Start with definition of an inversion:
Let $ a_1 a_2 a_3 \dots a_n $ be a permutation of the integers $ {1 \dots n} $.
If $ i < j $ and $ a_i > a_j $, then $ (a_i, a_j) $ is an inversion.
Inversions are out-of-sorts pairs.
Cramer (1750) introduced inversions - utilized to find determinant.
Can also construct an inversion table:
Let $ b_1 b_2 \dots b_n $ denote the inversion table of $ a_1 a_2 \dots a_n $. Then $ b_j $ is the number of elements to the left of j that are greater than j.
Example of sequence and its inversion table:
5 9 1 8 2 6 4 7 3 2 3 6 4 0 2 2 1 0
$ 0 \leq b_1 \leq n-1, 0 \leq b_2 \leq n-2, \dots, 0 \leq b_{n-1} \leq 1 $
Hall (1956) showed that inversion tables uniquely determine permutations - these make inversion tables alternative representations for different permutations.

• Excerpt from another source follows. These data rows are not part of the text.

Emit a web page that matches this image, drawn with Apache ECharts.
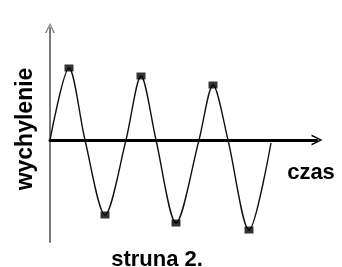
<!DOCTYPE html>
<html>
<head>
<meta charset="utf-8">
<script src="https://cdn.jsdelivr.net/npm/echarts@6/dist/echarts.min.js"></script>
<style>
  html, body { margin: 0; padding: 0; background: #fff; }
  #chart { width: 342px; height: 267px; }
</style>
</head>
<body>
<div id="chart"></div>
<script>
// wave: time and deflection (zero crossings + extremes)
const czas = [0, 19, 35, 55, 76, 91, 106, 126, 149, 163, 178, 199, 221];
const wychylenie = [0, 72, 0, -75, 0, 64, 0, -83, 0, 55, 0, -90, -3];
// indexes of the extremes marked with small squares
const extremaIdx = [1, 3, 5, 7, 9, 11];

const yAxisName = 'wychylenie';
const xAxisName = 'czas';
const chartTitle = 'struna 2.';

const font = '"Liberation Sans", Arial, sans-serif';

let waveData = czas.map((t, i) => [t, wychylenie[i]]);
let markData = extremaIdx.map(i => [czas[i], wychylenie[i]]);

// open chevron arrow heads (tip pointing up, rotated by the axis)
let chevron = 'path://M0,20 L10,0 L20,20 L17,20 L10,5 L3,20 Z';

let option = {
    animation: false,
    grid: {
        left: 50,
        right: 25,
        top: 28,
        bottom: 25
    },
    xAxis: {
        type: 'value',
        min: 0,
        max: 267,
        axisLine: {
            onZero: true,
            symbol: ['none', chevron],
            symbolSize: [24, 11],
            lineStyle: { color: '#000', width: 3 }
        },
        axisTick: { show: false },
        axisLabel: { show: false },
        splitLine: { show: false }
    },
    yAxis: {
        type: 'value',
        min: -102,
        max: 112,
        axisLine: {
            show: true,
            onZero: false,
            symbol: ['none', chevron],
            symbolSize: [10, 21],
            lineStyle: { color: '#7a7a7a', width: 2 }
        },
        axisTick: { show: false },
        axisLabel: { show: false },
        splitLine: { show: false }
    },
    graphic: [
        {
            type: 'text',
            x: 26,
            y: 129,
            rotation: Math.PI / 2,
            style: {
                text: yAxisName,
                font: 'bold 23px ' + font,
                fill: '#000',
                align: 'center',
                verticalAlign: 'middle'
            }
        },
        {
            type: 'text',
            x: 311,
            y: 173,
            style: {
                text: xAxisName,
                font: 'bold 22px ' + font,
                fill: '#000',
                align: 'center',
                verticalAlign: 'middle'
            }
        },
        {
            type: 'text',
            x: 157,
            y: 260,
            style: {
                text: chartTitle,
                font: 'bold 22px ' + font,
                fill: '#000',
                align: 'center',
                verticalAlign: 'middle'
            }
        }
    ],
    series: [
        {
            type: 'line',
            data: waveData,
            smooth: 0.3,
            showSymbol: false,
            symbol: 'none',
            lineStyle: { color: '#111', width: 1.4 },
            z: 1
        },
        {
            type: 'scatter',
            data: markData,
            symbol: 'rect',
            symbolSize: [9, 7],
            itemStyle: { color: '#000' },
            z: 3
        }
    ]
};
echarts.init(document.getElementById('chart')).setOption(option);
</script>
</body>
</html>
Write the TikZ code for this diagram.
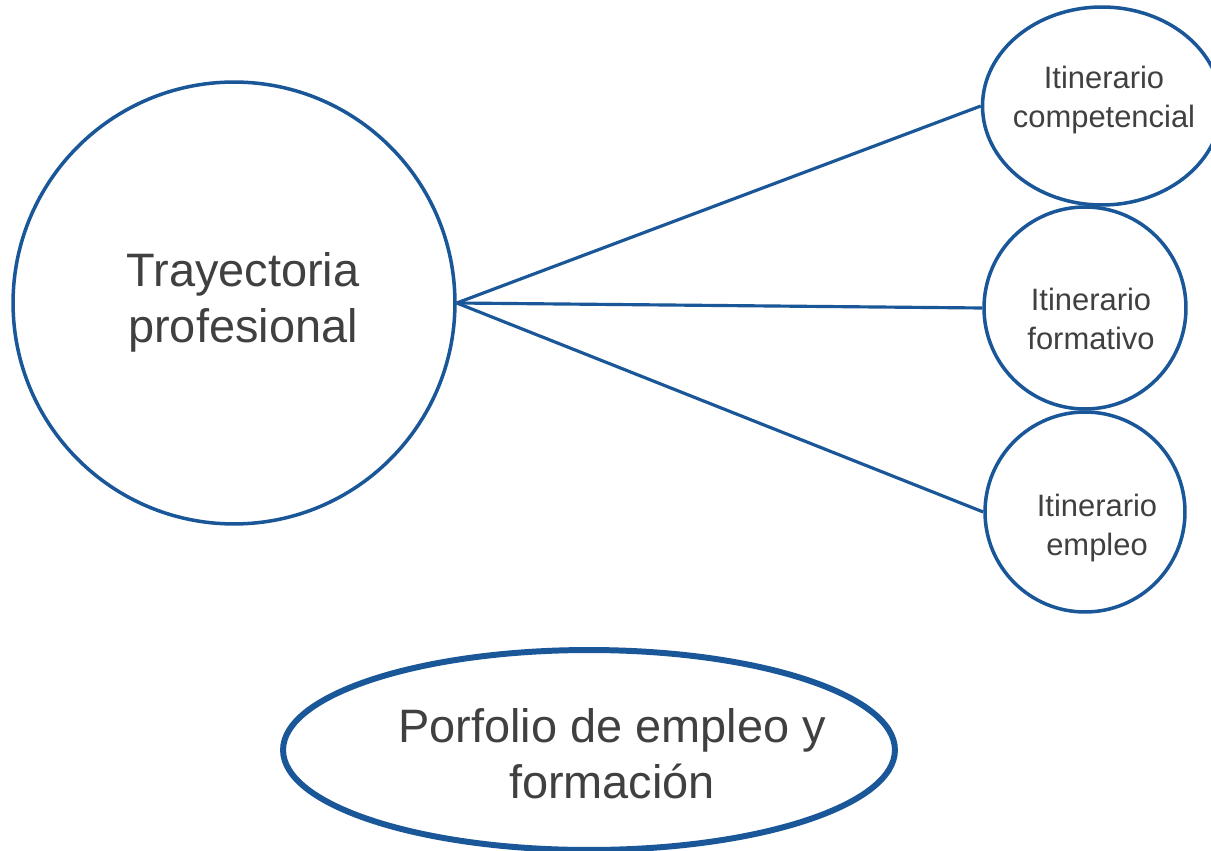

Transformation technique: turn counting problems into inversion table problems
Now, suppose we want to count number of elements larger than their successor. (This is the number of j such that $ b_j = n-j $).
Note that this idea is related to nested for loops:
for(int i = 0; i < N; i++ ) {
for(int j = i; j < N; j++) {
We have $ b_j = n - j $
Since we know the probability that b1 equals n-1 is $ P(b_1 = n-1) = \frac{1}{n} $,
and independently the probability that b2 equals n-2 is $ P(b_2 = n-2) = \frac{1}{n-1} $,
and so on, then we can say:
$ \dfrac{1}{n} + \dfrac{1}{n-1} + \dots + 1 = H_{n} $
These are the harmonic numbers.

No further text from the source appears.